Aim of the task: Read the records below and copy each line that contains "this".

Records to use:
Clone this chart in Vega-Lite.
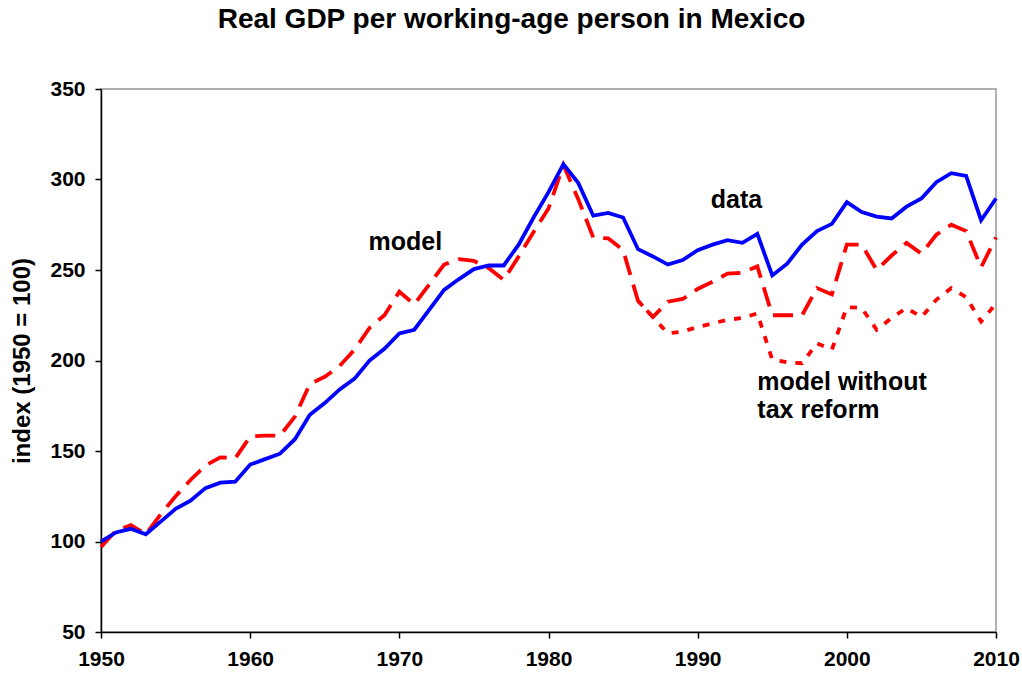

...

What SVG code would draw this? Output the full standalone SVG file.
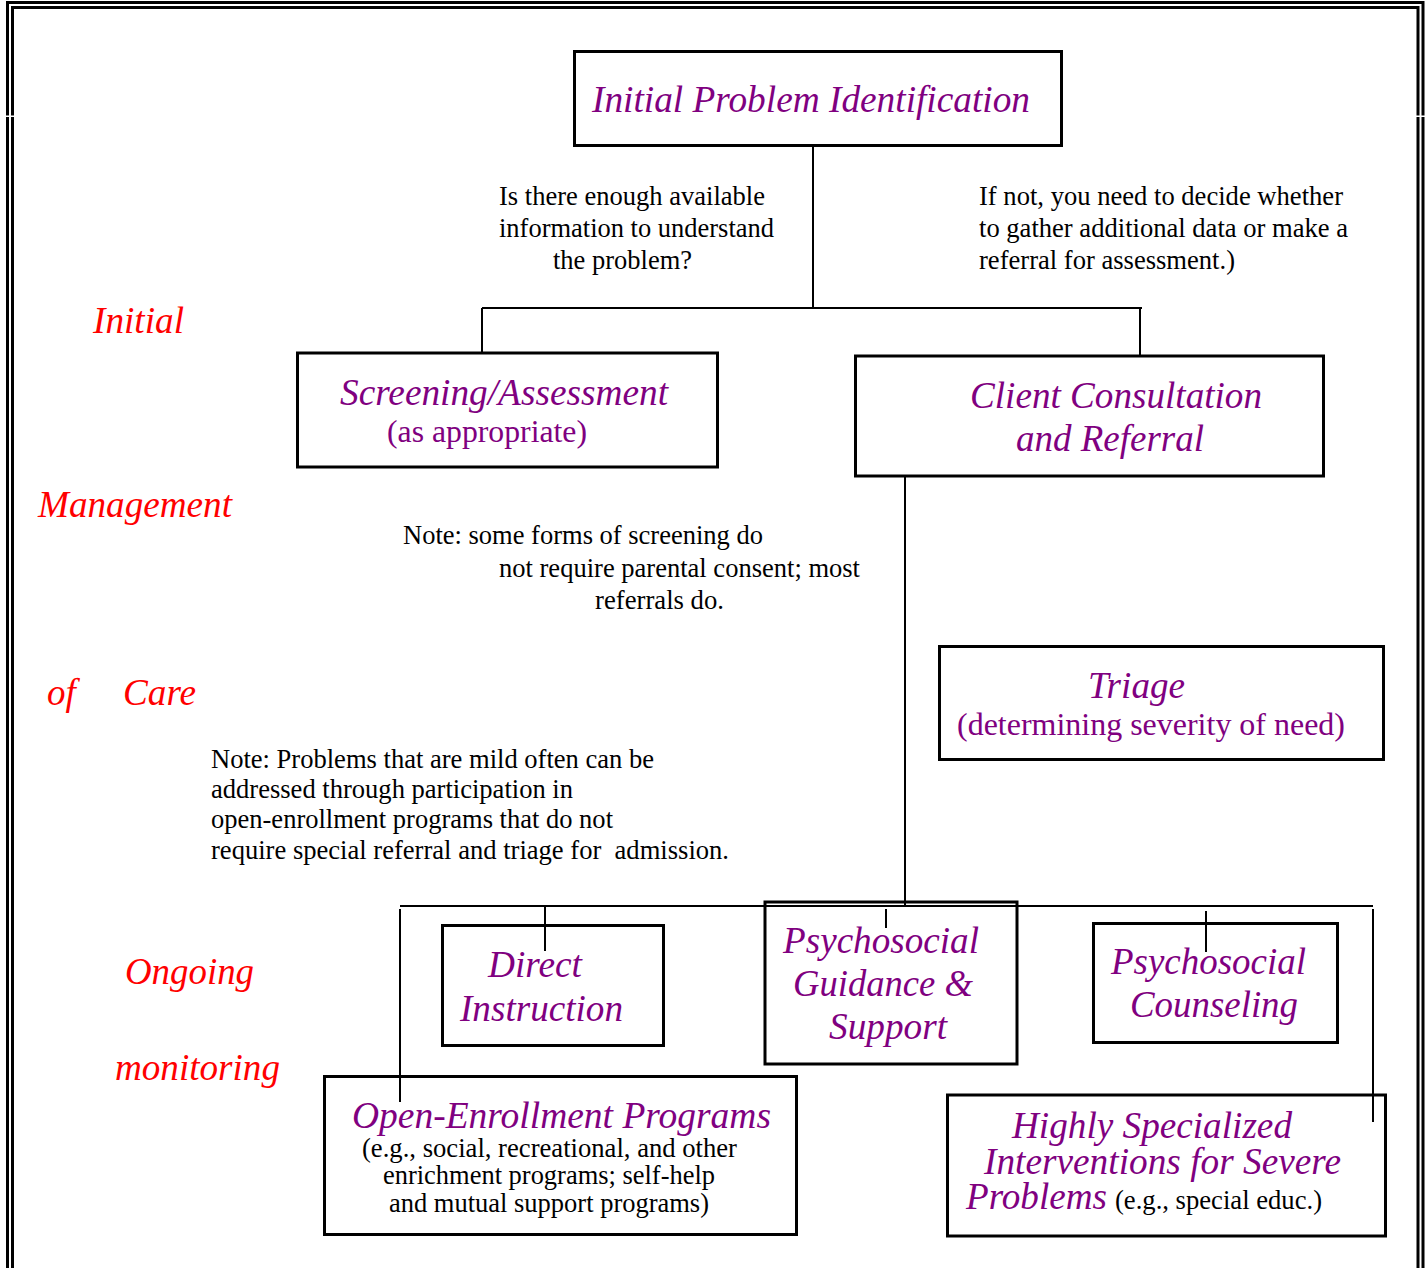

---

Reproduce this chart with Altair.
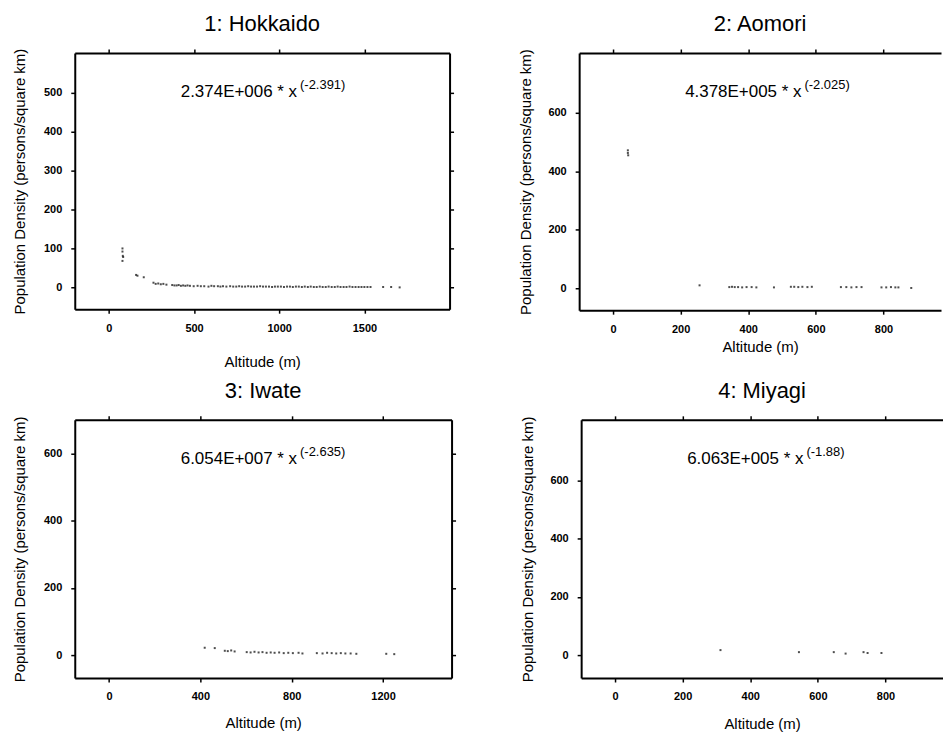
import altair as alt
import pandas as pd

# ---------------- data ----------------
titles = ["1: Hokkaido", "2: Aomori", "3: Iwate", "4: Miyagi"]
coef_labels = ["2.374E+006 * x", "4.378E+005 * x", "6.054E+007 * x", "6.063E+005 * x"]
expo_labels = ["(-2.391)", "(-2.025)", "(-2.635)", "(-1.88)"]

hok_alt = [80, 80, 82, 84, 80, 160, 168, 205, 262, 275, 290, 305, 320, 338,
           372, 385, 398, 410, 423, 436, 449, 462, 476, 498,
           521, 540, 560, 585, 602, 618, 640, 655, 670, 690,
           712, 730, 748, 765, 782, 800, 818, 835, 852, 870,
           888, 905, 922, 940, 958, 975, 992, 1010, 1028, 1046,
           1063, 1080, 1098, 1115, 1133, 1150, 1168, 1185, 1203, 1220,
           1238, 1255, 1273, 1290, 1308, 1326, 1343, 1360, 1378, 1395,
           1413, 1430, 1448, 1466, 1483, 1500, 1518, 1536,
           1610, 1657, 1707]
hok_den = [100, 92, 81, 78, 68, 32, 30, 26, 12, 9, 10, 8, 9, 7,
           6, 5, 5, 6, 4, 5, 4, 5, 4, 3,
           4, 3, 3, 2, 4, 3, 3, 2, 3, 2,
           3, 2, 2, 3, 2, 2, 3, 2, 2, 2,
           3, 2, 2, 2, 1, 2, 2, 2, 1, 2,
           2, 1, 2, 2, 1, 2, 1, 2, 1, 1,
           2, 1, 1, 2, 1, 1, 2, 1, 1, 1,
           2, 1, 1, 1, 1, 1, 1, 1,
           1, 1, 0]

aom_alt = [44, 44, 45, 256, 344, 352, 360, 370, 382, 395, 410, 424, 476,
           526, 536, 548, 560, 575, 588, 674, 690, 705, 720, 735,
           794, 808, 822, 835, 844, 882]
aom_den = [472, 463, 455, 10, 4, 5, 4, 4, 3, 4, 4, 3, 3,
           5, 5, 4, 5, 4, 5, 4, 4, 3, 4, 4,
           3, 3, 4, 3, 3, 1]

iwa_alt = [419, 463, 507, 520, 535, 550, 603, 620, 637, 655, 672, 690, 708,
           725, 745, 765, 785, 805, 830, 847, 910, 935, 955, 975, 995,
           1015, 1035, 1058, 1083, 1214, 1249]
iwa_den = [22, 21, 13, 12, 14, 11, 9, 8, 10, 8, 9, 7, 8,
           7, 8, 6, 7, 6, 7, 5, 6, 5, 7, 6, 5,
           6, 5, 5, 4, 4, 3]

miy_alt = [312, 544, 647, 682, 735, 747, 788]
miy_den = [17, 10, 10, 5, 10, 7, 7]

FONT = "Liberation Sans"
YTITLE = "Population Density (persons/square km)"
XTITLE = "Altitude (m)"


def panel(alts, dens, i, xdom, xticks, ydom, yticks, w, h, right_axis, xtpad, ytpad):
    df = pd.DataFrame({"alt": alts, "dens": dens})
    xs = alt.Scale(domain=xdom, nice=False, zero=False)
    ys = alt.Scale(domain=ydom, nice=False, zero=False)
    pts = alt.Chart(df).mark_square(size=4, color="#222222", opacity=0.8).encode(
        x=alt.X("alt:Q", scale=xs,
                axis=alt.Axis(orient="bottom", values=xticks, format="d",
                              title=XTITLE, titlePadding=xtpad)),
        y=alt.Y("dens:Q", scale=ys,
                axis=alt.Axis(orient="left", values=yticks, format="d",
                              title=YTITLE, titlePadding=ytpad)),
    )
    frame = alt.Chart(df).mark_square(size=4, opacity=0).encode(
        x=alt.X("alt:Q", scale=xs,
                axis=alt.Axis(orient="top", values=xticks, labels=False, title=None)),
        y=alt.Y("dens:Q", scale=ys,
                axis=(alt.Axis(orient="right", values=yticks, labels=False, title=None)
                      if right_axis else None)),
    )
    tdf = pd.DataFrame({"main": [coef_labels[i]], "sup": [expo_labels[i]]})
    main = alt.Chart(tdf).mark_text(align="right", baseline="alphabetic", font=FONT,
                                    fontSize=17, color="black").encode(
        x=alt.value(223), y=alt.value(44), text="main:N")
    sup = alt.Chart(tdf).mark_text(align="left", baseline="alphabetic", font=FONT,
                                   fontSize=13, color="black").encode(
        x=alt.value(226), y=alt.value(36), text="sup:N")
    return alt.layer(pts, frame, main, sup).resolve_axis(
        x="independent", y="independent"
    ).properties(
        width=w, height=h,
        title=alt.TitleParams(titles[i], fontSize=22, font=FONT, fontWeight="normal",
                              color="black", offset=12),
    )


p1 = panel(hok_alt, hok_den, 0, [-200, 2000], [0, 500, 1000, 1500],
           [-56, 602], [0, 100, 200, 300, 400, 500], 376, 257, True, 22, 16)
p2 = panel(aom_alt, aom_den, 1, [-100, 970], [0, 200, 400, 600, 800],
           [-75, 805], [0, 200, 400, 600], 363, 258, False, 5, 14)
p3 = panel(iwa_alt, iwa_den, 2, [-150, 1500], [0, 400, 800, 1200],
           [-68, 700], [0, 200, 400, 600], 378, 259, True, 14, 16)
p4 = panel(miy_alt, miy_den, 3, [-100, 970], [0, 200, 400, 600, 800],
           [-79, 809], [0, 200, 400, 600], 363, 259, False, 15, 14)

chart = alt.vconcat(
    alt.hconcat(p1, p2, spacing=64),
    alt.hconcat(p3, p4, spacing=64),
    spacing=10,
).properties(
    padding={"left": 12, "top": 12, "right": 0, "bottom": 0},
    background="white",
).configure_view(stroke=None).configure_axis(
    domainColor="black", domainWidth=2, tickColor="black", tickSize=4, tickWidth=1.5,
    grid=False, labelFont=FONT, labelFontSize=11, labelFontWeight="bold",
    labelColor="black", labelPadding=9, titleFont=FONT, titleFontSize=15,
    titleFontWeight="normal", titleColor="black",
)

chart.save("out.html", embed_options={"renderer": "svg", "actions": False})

Finished exercise:
Clone this chart in Vega-Lite.
What SVG code would draw this? Output the full standalone SVG file.
Reproduce this chart with Altair.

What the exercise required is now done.